# anyone know any builders who could help with a question?



## TwiceBlessed (Nov 8, 2006)

Hi

I have sadly had at least one unwanted visitor in the house last week...small ,furry, whiskers and a long tail.  We have mice!

I got the council round to put the poison down and my job is to cover (with wire mesh) the airvents to the outside of our house and in the garage.

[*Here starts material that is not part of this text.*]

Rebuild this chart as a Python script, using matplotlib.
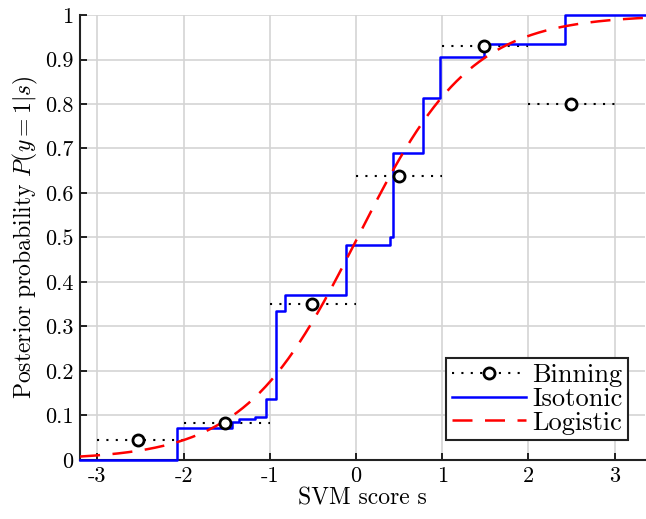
import numpy as np
import matplotlib.pyplot as plt

plt.rcParams['font.family'] = 'serif'
plt.rcParams['font.serif'] = ['cmr10', 'DejaVu Serif']
plt.rcParams['mathtext.fontset'] = 'cm'
plt.rcParams['axes.unicode_minus'] = False
plt.rcParams['axes.formatter.use_mathtext'] = True

# binning: bin edges and the fraction of positives per bin
bin_lo = [-3, -2, -1, 0, 1, 2]
bin_hi = [-2, -1, 0, 1, 2, 3]
bin_x = [-2.53, -1.52, -0.51, 0.50, 1.49, 2.49]
bin_p = [0.045, 0.082, 0.350, 0.638, 0.931, 0.800]

# isotonic regression step function (value holds from x[i] to x[i+1])
iso_x = [-3.2, -2.08, -1.44, -1.36, -1.17, -1.04, -0.93, -0.82, -0.12,
         0.40, 0.43, 0.78, 0.98, 1.49, 2.43, 3.35]
iso_p = [0.0, 0.072, 0.084, 0.092, 0.097, 0.136, 0.335, 0.370, 0.482,
         0.500, 0.690, 0.813, 0.905, 0.936, 1.0, 1.0]

# logistic (Platt) fit parameters
log_a = 1.52
log_b = -0.03

fig = plt.figure(figsize=(6.46, 5.19), dpi=100)
ax = fig.add_axes([0.124, 0.114, 0.874, 0.857])

for i in range(len(bin_x)):
    ax.plot([bin_lo[i], bin_hi[i]], [bin_p[i], bin_p[i]], color='black',
            linestyle=(0, (1, 3.5)), linewidth=1.5)
ax.plot(bin_x, bin_p, linestyle='none', marker='o', markersize=8,
        markerfacecolor='white', markeredgecolor='black', markeredgewidth=2,
        zorder=5)

ax.step(iso_x, iso_p, where='post', color='blue', linewidth=1.8,
        zorder=4, clip_on=False)

s = np.linspace(-3.2, 3.35, 400)
ax.plot(s, 1 / (1 + np.exp(-(log_a * s + log_b))), color='red',
        linestyle=(0, (8, 5)), linewidth=1.8, zorder=4)

# legend proxies
h1, = ax.plot([], [], color='black', linestyle=(0, (1, 3.5)), linewidth=1.5,
              marker='o', markersize=8, markerfacecolor='white',
              markeredgecolor='black', markeredgewidth=2, markevery=[1])
h2, = ax.plot([], [], color='blue', linewidth=1.8)
h3, = ax.plot([], [], color='red', linestyle=(0, (8, 5)), linewidth=1.8)
leg = ax.legend([h1, h2, h3], ['Binning', 'Isotonic', 'Logistic'],
                loc='lower right', bbox_to_anchor=(0.97, 0.045),
                fontsize=19, fancybox=False, framealpha=1,
                edgecolor='#222222', handlelength=2.8, handletextpad=0.25,
                borderpad=0.2, labelspacing=0.0, borderaxespad=0)
leg.get_frame().set_linewidth(1.5)
leg.set_zorder(10)

ax.set_xlim(-3.2, 3.35)
ax.set_ylim(0, 1)
xt = [-3, -2, -1, 0, 1, 2, 3]
yt = [0, 0.1, 0.2, 0.3, 0.4, 0.5, 0.6, 0.7, 0.8, 0.9, 1]
ax.set_xticks(xt)
ax.set_xticklabels([str(v) for v in xt])
ax.set_yticks(yt)
ax.set_yticklabels(['0', '0.1', '0.2', '0.3', '0.4', '0.5', '0.6', '0.7',
                    '0.8', '0.9', '1'])
ax.tick_params(direction='in', labelsize=16, length=5, width=1.2, pad=5)
ax.grid(True, color='#d4d4d4', linewidth=1.2)
ax.set_axisbelow(True)
for side in ['top', 'right']:
    ax.spines[side].set_visible(False)
for side in ['left', 'bottom']:
    ax.spines[side].set_linewidth(1.5)
    ax.spines[side].set_color('#222222')

ax.set_xlabel('SVM score s', fontsize=17, labelpad=1)
ax.set_ylabel('Posterior probability $P(y=1|s)$', fontsize=17, labelpad=3)

fig.savefig('out.png', dpi=100)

I was advised to get silicone and expanding foam to use to attach the mesh to the walls (the latter to block up certain holes).  So I have been trying to fix the darn things on this afternoon.  Wont stay put.  Have tried silicone, duct tape (at least to hold in place til the silicone "sets", nails. All sorts.  Anyone help me with what I am doing wrong or what else I can use?  I am finding it difficult to keep my sanity 
atm...

Thanks.


----------



## Bratt (Sep 21, 2005)

Hi, have you tried the expanding foam in a can, you'd probably be able to give the corners of the mesh a blob each and as it sets quickly, hold it still til it's stuck


----------



## ❁ BG2007 ❁ (Jun 26, 2007)

... sorry!

EBW short of just getting a 'man who can' to do it for you the only advise I can give is to absolutely make sure you wear gloves when using the foam - if you get it on your skin it is an utter mare to get off and it all goes black and hard and is horrible (I speak from (my father's) experience )

Good luck though


----------



## TwiceBlessed (Nov 8, 2006)

Thanks people

Yes I tried the foam stuff it didnt work, yes it got on my hands, yes my hands have black bits on (sadly its also on my fleece coat thingy!)

Today I cut the mesh to fit across the vents with no overlap and used some staple things to kind of like pin it to the holes in the vent...not ideal but itll do for now I guess


----------